A new report from Amnesty International claims that torture continues to be used systematically in Algeria, to which the British government wants to deport a number of terrorist suspects. Indeed, of the 27 individuals currently awaiting deportation on national security grounds, the single largest group is Algerian.
What Mr Blair was seeking yesterday was some kind of assurance from Mr Bouteflika that ill-treatment - such as beatings, electric shocks and the forced ingestion of urine or chemicals - will not be inflicted on the men Britain wants to return. Without evidence that such practices have ended, Mr Blair's ministers will find it hard to convince a British court to allow such suspects to be sent back to their country of origin. That is how it should be.
British-Algerian talks are an especially delicate business because, as well as Britain's efforts to deport terrorist suspects, there is something else at stake. Algeria currently supplies 12 per cent of Britain's gas. By the end of the decade, the country is forecast to supply one tenth of the entire world's supply. France and the United States are jockeying for influence there.
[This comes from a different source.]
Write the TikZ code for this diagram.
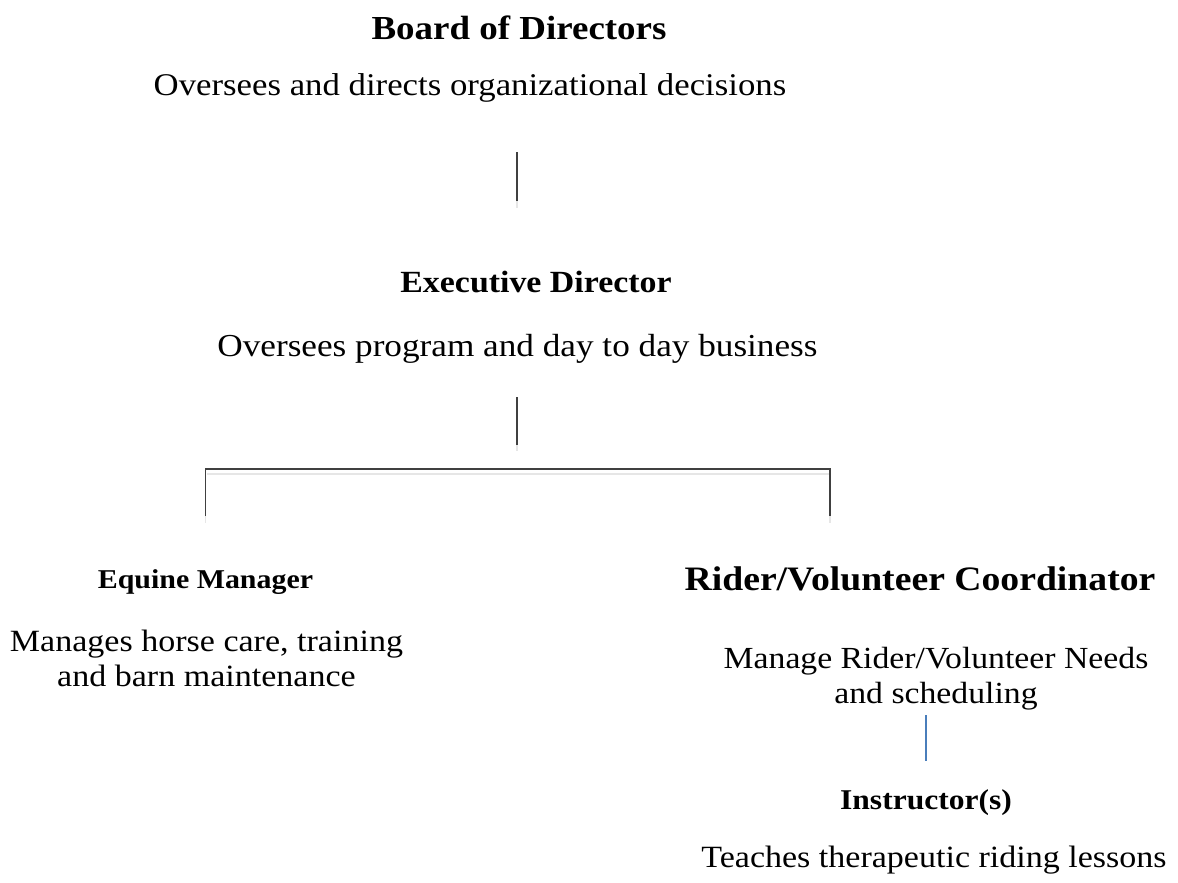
\documentclass[tikz,border=0pt]{standalone}
\usepackage{fontspec}
\setmainfont[FakeStretch=1.1]{Liberation Serif}
\definecolor{linegray}{HTML}{404040}
\definecolor{fadegray}{HTML}{E6E6E6}
\definecolor{lineblue}{HTML}{4A7EBB}
\begin{document}
\begin{tikzpicture}[x=0.75pt,y=-0.75pt,
  title/.style={anchor=base,inner sep=0pt,font=\bfseries\fontsize{#1}{#1}\selectfont},
  desc/.style={anchor=base,inner sep=0pt,align=center,font=\fontsize{#1}{26pt}\selectfont},
  conn/.style={draw=linegray,line width=1.1pt},
  fade/.style={draw=fadegray,line width=1.1pt},
  bconn/.style={draw=lineblue,line width=1.3pt}]
\useasboundingbox (0,0) rectangle (1178,882);
\node[title=25.2pt] (board) at (519,39) {Board of Directors};
\node[desc=23.7pt] (boardd) at (470,95) {Oversees and directs organizational decisions};
\node[title=23.1pt] (exec) at (536,292) {Executive Director};
\node[desc=24pt] (execd) at (517.5,356) {Oversees program and day to day business};
\node[title=20.4pt] (equine) at (205.5,588) {Equine Manager};
\node[desc=23.2pt] (equined) at (206.5,686) {Manages horse care, training\\and barn maintenance};
\node[title=25.7pt] (rider) at (920,590) {Rider/Volunteer Coordinator};
\node[desc=23pt] (riderd) at (936,703) {Manage Rider/Volunteer Needs\\and scheduling};
\node[title=21.5pt] (instr) at (926,809) {Instructor(s)};
\node[desc=23.2pt] (instrd) at (934,867) {Teaches therapeutic riding lessons};
% connectors
\coordinate (a1) at (517,152); \coordinate (a2) at (517,201); \coordinate (a3) at (517,208);
\coordinate (b1) at (517,397); \coordinate (b2) at (517,445); \coordinate (b3) at (517,451);
\coordinate (hl) at (205.5,469); \coordinate (hr) at (830,469);
\coordinate (ll) at (205.5,516); \coordinate (lr) at (830,516);
\coordinate (ml) at (205.5,523); \coordinate (mr) at (830,523);
\coordinate (gl) at (207,474); \coordinate (gr) at (828.5,474);
\coordinate (c1) at (926,715); \coordinate (c2) at (926,761);
\draw[conn] (a1) -- (a2);
\draw[fade] (a2) -- (a3);
\draw[conn] (b1) -- (b2);
\draw[fade] (b2) -- (b3);
\draw[fade] (gl) -- (gr);
\draw[fade] (ll) -- (ml);
\draw[fade] (lr) -- (mr);
\draw[conn] (ll) -- (hl) -- (hr) -- (lr);
\draw[bconn] (c1) -- (c2);
\end{tikzpicture}
\end{document}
Algeria is not a pleasant place. Some 150,000 people have been killed in the brutal conflict that followed the annulling of a general election in 1992 when an Islamist party looked set to take power. Things have improved in recent times. Though a state of emergency remains in place, the violence has abated. President Bouteflika laid out a "charter for peace and reconciliation" in 2005, and recently called a truce in his three-year-long harassment of the Algerian press.
Even so, concerns remain that Algeria may resort to its old methods in its enthusiastic backing for the US "war on terror". Last month two suspects, who were among seven Algerians arrested following the 7 July attacks in London, decided - of their own accord, we were told - to return to Algeria. After a few days' detention they were released from custody and reunited with their families. It is a start. But Algeria has some way to go yet before we will be convinced that it has abandoned its bad old ways.